Friday, December 6, 2019

Another calendar page turns over ...



Well here it is December and I'm mentally counting down the days we have left. Then I look at my to-do list to see how many things I can squeeze in and I'm starting to realize just  how little time that is. Considering we will be in Spain (more about that in an upcoming post) for a week at the end of the month, we only have 3 weeks netto, as they say here.


Besides joining a gym, I've been busy training with Shefa and my original krav maga teacher, Moshe. We met on Tuesday at a large public park, Gan Sacker, and trained outside, Yes, it was that warm. We trained for 3 hours, split between learning the finer points of momentum and leverage and disarming guns and knives. Very cool stuff.









Learning to push off an attacker.

It's hard to see, but that yellow thing is a gun. A training gun.

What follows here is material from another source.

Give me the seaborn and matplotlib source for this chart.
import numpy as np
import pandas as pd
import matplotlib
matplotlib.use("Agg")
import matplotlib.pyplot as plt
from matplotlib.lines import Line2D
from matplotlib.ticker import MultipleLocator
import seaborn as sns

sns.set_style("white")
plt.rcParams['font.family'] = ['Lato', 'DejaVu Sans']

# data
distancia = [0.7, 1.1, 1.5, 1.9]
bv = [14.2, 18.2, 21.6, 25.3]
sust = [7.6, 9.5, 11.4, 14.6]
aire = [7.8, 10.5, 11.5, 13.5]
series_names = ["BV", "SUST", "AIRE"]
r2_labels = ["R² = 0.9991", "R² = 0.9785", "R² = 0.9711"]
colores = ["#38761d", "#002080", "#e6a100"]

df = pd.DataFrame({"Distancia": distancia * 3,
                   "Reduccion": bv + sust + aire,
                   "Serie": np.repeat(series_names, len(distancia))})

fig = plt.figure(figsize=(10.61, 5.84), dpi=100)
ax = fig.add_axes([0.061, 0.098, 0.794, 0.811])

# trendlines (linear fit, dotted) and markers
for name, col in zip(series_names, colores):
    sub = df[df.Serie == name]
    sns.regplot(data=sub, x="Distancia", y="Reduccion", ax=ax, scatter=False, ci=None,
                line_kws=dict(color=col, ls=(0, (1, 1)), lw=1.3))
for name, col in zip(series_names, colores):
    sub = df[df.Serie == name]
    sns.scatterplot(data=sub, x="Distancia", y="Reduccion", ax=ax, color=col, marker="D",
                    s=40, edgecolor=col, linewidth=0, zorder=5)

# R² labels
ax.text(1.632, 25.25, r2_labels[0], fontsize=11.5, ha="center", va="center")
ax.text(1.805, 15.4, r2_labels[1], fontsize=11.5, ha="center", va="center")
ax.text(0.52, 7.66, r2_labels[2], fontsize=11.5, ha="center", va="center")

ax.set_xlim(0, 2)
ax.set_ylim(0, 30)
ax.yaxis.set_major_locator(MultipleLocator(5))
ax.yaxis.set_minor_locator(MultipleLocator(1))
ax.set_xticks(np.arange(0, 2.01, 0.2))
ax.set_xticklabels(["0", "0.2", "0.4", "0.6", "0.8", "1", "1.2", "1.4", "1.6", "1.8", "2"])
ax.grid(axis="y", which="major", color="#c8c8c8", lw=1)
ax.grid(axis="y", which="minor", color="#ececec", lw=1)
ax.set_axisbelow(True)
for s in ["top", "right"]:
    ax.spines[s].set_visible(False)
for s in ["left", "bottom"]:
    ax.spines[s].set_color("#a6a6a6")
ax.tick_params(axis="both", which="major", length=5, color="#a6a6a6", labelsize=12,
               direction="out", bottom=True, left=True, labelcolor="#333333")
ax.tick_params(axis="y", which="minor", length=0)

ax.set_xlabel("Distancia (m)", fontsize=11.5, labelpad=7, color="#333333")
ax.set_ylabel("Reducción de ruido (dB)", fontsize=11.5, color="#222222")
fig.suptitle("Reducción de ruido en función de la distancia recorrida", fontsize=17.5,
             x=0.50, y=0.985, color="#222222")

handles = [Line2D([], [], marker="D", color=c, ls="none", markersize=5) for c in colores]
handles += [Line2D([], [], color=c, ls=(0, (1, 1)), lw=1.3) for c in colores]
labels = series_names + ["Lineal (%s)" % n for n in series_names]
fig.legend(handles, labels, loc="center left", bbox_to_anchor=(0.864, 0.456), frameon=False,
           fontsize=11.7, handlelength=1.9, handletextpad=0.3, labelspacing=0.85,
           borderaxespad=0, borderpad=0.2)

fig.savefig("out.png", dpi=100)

On Wednesday we went to Tel Aviv to meet Dori and Itzik, her bf, for lunch. We took the train and it was very quick and efficient. Once we got to Tel Aviv we had to take a local bus to the Carmel Market to meet Dori. The hardest part of the transportation was locating the bus stop. The train station is connected to the bus station by a bridge that goes over a major highway, so they are more or less together, which solves the confusion of two weeks ago when Sid went back to Sar-el. They have done a lot of renovations, but someone forgot to tell them to make signage for the buses. The bus parking lot is huge. The bus stop signs are small. I asked a driver where the #18 bus was and he replied, in typical Israeli fashion, over there. So we walked "over there", and finally found it. The rest was a piece of cake. We met at Erez Hatemani, one of the hole in the wall restaurants in the Yeminite Quarter, which used to be a slum and is now prime real estate. Location, location, location. It's very close to the beach and the Bauhaus neighborhood.  We sat outside; yes, it was that warm. It's always interesting to talk to young Israelis about their plans for the future, which usually include a several-months break before settling down to the working world. This, of course, is after the several-months post-army trip. I'm all for it. If you don't do it when you're young by the time you get around to it you're too old. These trips involve hiking, backpacking, hitchhiking. camping, hostels and local buses. 

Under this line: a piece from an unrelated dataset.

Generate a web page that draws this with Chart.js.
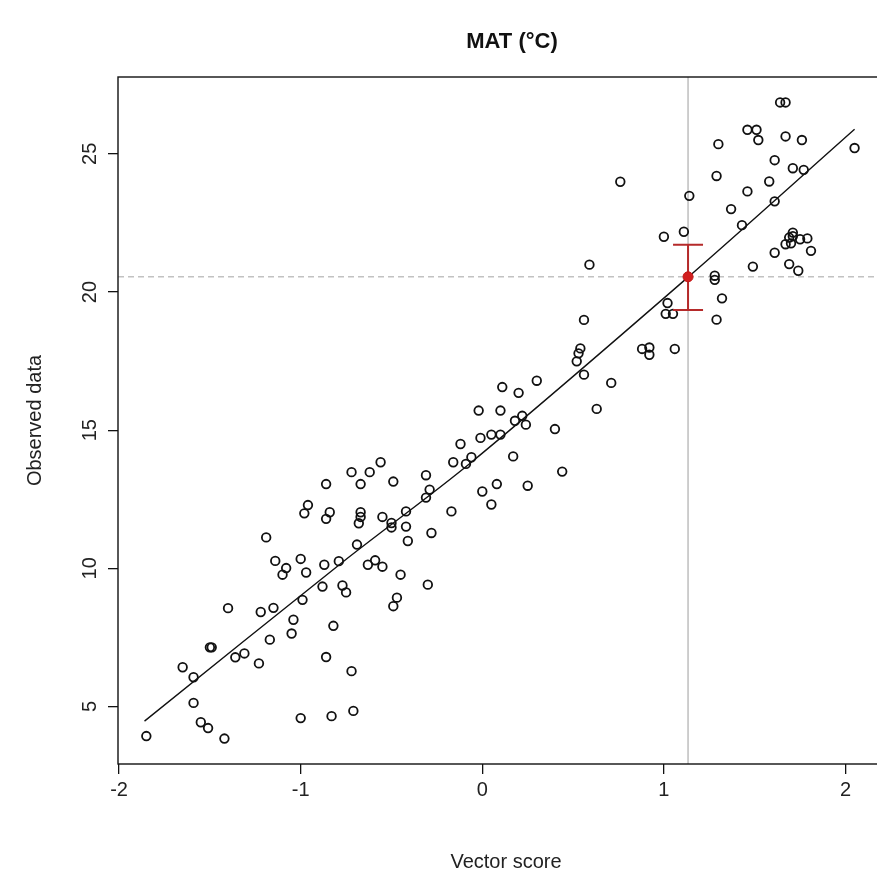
<!DOCTYPE html>
<html>
<head>
<meta charset="utf-8">
<title>MAT (°C)</title>
<script src="https://cdn.jsdelivr.net/npm/chart.js@4.4.1/dist/chart.umd.min.js"></script>
<style>
  html, body { margin: 0; padding: 0; background: #fff; overflow: hidden; }
  #wrap { width: 889px; height: 880px; }
</style>
</head>
<body>
<div id="wrap"><canvas id="grafico"></canvas></div>
<script>
// Vector score (x) and observed MAT (y) for each sample
const vectorScore = [
  -1.85, -1.65, -1.59, -1.59, -1.55, -1.51, -1.50, -1.49, -1.42, -1.40,
  -1.36, -1.31, -1.23, -1.22, -1.17, -1.15, -1.19, -1.14, -1.08, -1.10,
  -1.05, -1.04, -1.00, -1.00, -0.99, -0.97, -0.96, -0.98, -0.88, -0.87,
  -0.86, -0.86, -0.84, -0.86, -0.83, -0.82, -0.79, -0.77, -0.75, -0.72,
  -0.71, -0.72, -0.69, -0.67, -0.67, -0.68, -0.67, -0.63, -0.62, -0.59,
  -0.56, -0.55, -0.55, -0.49, -0.50, -0.50, -0.47, -0.49, -0.45, -0.42,
  -0.42, -0.41, -0.30, -0.31, -0.29, -0.31, -0.28, -0.17, -0.16, -0.09,
  -0.06, -0.12, 0.00, 0.05, 0.08, -0.02, 0.10, -0.01, 0.05, 0.10,
  0.11, 0.20, 0.18, 0.22, 0.24, 0.17, 0.25, 0.30, 0.40, 0.44,
  0.52, 0.53, 0.54, 0.56, 0.56, 0.59, 0.63, 0.71, 0.76, 0.88,
  0.92, 0.92, 1.00, 1.02, 1.01, 1.05, 1.06, 1.11, 1.14, 1.28,
  1.28, 1.29, 1.32, 1.29, 1.30, 1.37, 1.43, 1.46, 1.51, 1.52,
  1.46, 1.49, 1.58, 1.61, 1.61, 1.61, 1.64, 1.67, 1.67, 1.71,
  1.76, 1.77, 1.67, 1.70, 1.69, 1.71, 1.75, 1.71, 1.79, 1.81,
  1.69, 1.74, 2.05
];
const observed = [
  3.93, 6.42, 6.06, 5.13, 4.43, 4.22, 7.14, 7.14, 3.84, 8.56,
  6.78, 6.92, 6.56, 8.42, 7.42, 8.57, 11.12, 10.27, 10.01, 9.77,
  7.64, 8.14, 10.34, 4.58, 8.86, 9.85, 12.29, 11.99, 9.34, 10.13,
  6.79, 13.05, 12.03, 11.79, 4.65, 7.92, 10.26, 9.38, 9.13, 6.28,
  4.84, 13.48, 10.86, 12.03, 11.86, 11.63, 13.05, 10.13, 13.48, 10.29,
  13.84, 10.06, 11.86, 13.14, 11.64, 11.48, 8.94, 8.63, 9.77, 12.06,
  11.51, 10.99, 9.41, 13.37, 12.85, 12.56, 11.28, 12.06, 13.84, 13.78,
  14.02, 14.50, 12.78, 12.31, 13.05, 15.71, 15.71, 14.72, 14.84, 14.84,
  16.56, 16.35, 15.34, 15.52, 15.20, 14.05, 12.99, 16.79, 15.04, 13.50,
  17.49, 17.78, 17.96, 17.01, 18.99, 20.99, 15.77, 16.71, 23.99, 17.94,
  17.99, 17.73, 22.00, 19.60, 19.21, 19.21, 17.94, 22.18, 23.48, 20.59,
  20.44, 19.00, 19.77, 24.20, 25.35, 23.00, 22.42, 25.87, 25.87, 25.50,
  23.64, 20.92, 24.00, 24.77, 23.28, 21.42, 26.86, 26.86, 25.63, 24.48,
  25.50, 24.42, 21.73, 21.76, 21.97, 22.02, 21.91, 22.15, 21.94, 21.49,
  21.01, 20.77, 25.21
];

// fitted curve
const fitX = [-1.86, -0.77, -0.06, 1.13, 2.05];
const fitY = [4.47, 10.22, 13.84, 20.52, 25.89];

// estimate with its interval
const estX = 1.133;
const estY = 20.55;
const estLow = 19.35;
const estHigh = 21.71;

const xTicks = [-2, -1, 0, 1, 2];
const yTicks = [5, 10, 15, 20, 25];

const titulo = 'MAT (°C)';
const tituloX = 'Vector score';
const tituloY = 'Observed data';

// axis limits extended 4% like R does
function limites(v) {
  const mn = Math.min(...v), mx = Math.max(...v);
  const pad = (mx - mn) * 0.04;
  return [mn - pad, mx + pad];
}
const xLim = limites(vectorScore);
const yLim = limites(observed);

const puntos = vectorScore.map((x, i) => ({ x: x, y: observed[i] }));
const curva = fitX.map((x, i) => ({ x: x, y: fitY[i] }));

const FUENTE = '"Liberation Sans", Arial, Helvetica, sans-serif';

const decoR = {
  id: 'decoR',
  beforeDatasetsDraw(chart) {
    const { ctx, chartArea: a, scales: { x, y } } = chart;
    const px = x.getPixelForValue(estX);
    const py = y.getPixelForValue(estY);
    ctx.save();
    ctx.strokeStyle = '#c2c2c2';
    ctx.lineWidth = 1.6;
    ctx.beginPath();
    ctx.moveTo(px, a.top);
    ctx.lineTo(px, a.bottom);
    ctx.stroke();
    ctx.setLineDash([6, 4]);
    ctx.beginPath();
    ctx.moveTo(a.left, py);
    ctx.lineTo(a.right, py);
    ctx.stroke();
    ctx.restore();
  },
  beforeDatasetDraw(chart, args) {
    if (args.index !== 0) return;
    // interval bar below the red point
    const { ctx, scales: { x, y } } = chart;
    const px = x.getPixelForValue(estX);
    const yLo = y.getPixelForValue(estLow);
    const yHi = y.getPixelForValue(estHigh);
    ctx.save();
    ctx.strokeStyle = '#b52a2a';
    ctx.lineWidth = 2;
    ctx.beginPath();
    ctx.moveTo(px, yLo); ctx.lineTo(px, yHi);
    ctx.moveTo(px - 15, yLo); ctx.lineTo(px + 15, yLo);
    ctx.moveTo(px - 15, yHi); ctx.lineTo(px + 15, yHi);
    ctx.stroke();
    ctx.restore();
  },
  afterDraw(chart) {
    const { ctx, chartArea: a, scales: { y } } = chart;
    ctx.save();
    // plot box
    ctx.strokeStyle = '#111';
    ctx.lineWidth = 1.4;
    ctx.strokeRect(a.left, a.top, a.right - a.left, a.bottom - a.top);

    // y tick labels, parallel to the axis
    ctx.fillStyle = '#222';
    ctx.font = '20px ' + FUENTE;
    ctx.textAlign = 'center';
    ctx.textBaseline = 'middle';
    yTicks.forEach(v => {
      const py = y.getPixelForValue(v);
      ctx.save();
      ctx.translate(90, py);
      ctx.rotate(-Math.PI / 2);
      ctx.fillText(String(v), 0, 0);
      ctx.restore();
    });

    // axis titles
    ctx.save();
    ctx.translate(35, (a.top + a.bottom) / 2);
    ctx.rotate(-Math.PI / 2);
    ctx.fillText(tituloY, 0, 0);
    ctx.restore();
    ctx.fillText(tituloX, 506, 862);

    // main title
    ctx.fillStyle = '#111';
    ctx.font = 'bold 22px ' + FUENTE;
    ctx.fillText(titulo, 512, 42);
    ctx.restore();
  }
};

const ctx = document.getElementById('grafico').getContext('2d');
const grafico = new Chart(ctx, {
  type: 'scatter',
  data: {
    datasets: [
      {
        label: 'estimate',
        data: [{ x: estX, y: estY }],
        pointRadius: 5,
        pointBackgroundColor: '#d21f1f',
        pointBorderColor: '#c21818',
        pointBorderWidth: 1
      },
      {
        type: 'line',
        label: 'fit',
        data: curva,
        borderColor: '#111',
        borderWidth: 1.4,
        pointRadius: 0,
        fill: false,
        tension: 0.3
      },
      {
        label: 'observed',
        data: puntos,
        pointRadius: 4.3,
        pointBackgroundColor: 'rgba(0,0,0,0)',
        pointBorderColor: '#111',
        pointBorderWidth: 1.8
      }
    ]
  },
  options: {
    responsive: true,
    maintainAspectRatio: false,
    animation: false,
    devicePixelRatio: 1,
    layout: { padding: { top: 77, right: 0, left: 0, bottom: 0 } },
    plugins: {
      legend: { display: false },
      tooltip: { enabled: false },
      title: { display: false }
    },
    scales: {
      x: {
        type: 'linear',
        min: xLim[0],
        max: xLim[1],
        afterBuildTicks(scale) { scale.ticks = xTicks.map(v => ({ value: v })); },
        afterFit(scale) { scale.height = 116; },
        grid: { drawOnChartArea: false, drawTicks: true, tickLength: 10, color: '#111', lineWidth: 1.3 },
        border: { display: false },
        ticks: {
          color: '#222',
          padding: 4,
          maxRotation: 0,
          font: { size: 20, family: FUENTE },
          callback: v => String(v)
        }
      },
      y: {
        type: 'linear',
        min: yLim[0],
        max: yLim[1],
        afterBuildTicks(scale) { scale.ticks = yTicks.map(v => ({ value: v })); },
        afterFit(scale) { scale.width = 118; },
        grid: { drawOnChartArea: false, drawTicks: true, tickLength: 10, color: '#111', lineWidth: 1.3 },
        border: { display: false },
        ticks: { display: false }
      }
    }
  },
  plugins: [decoR]
});
</script>
</body>
</html>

After lunch Sid and I went to Liebling Haus, a new museum in the Bauhaus neighborhood. It opened in September with a special exhibit called Transferumbau (Transfer Agreements), which was the name of a program between 1933-1939 that made it possible to get some assets out of Germany. This is a little-known chapter of the pre-War Holocaust. Jews who had the foresight and means to get out of Germany and go to the Mandate were prohibited from taking assets with them. A program was set up between the German government and the Jewish Agency whereby Jews could sell assets, deposit them in a bank, and purchase construction materials with those funds. While Liebling Haus was being renovated walls that through time had been plastered over and floors that had been re-tiled were uncovered. Lo and behold German building materials from the 1930's were uncovered: wall and floor tiles manufactured by Villeroy & Boch, plumbing fixtures, doorknobs, building materials etc made by other German companies. The curators mounted photographs of the two families that lived in the building, along with photographic collages of the rehab work. A small and highly personal account of two families who were forced by circumstances to flee the homeland they loved, where they had lived for generations to a hot, dusty, primitive city where they didn't know the language or customs, but knowing they were among the lucky ones who got away with their lives and at least some of their possessions and assets.

Getting ready for an overnight guest and candles are in 15 minutes.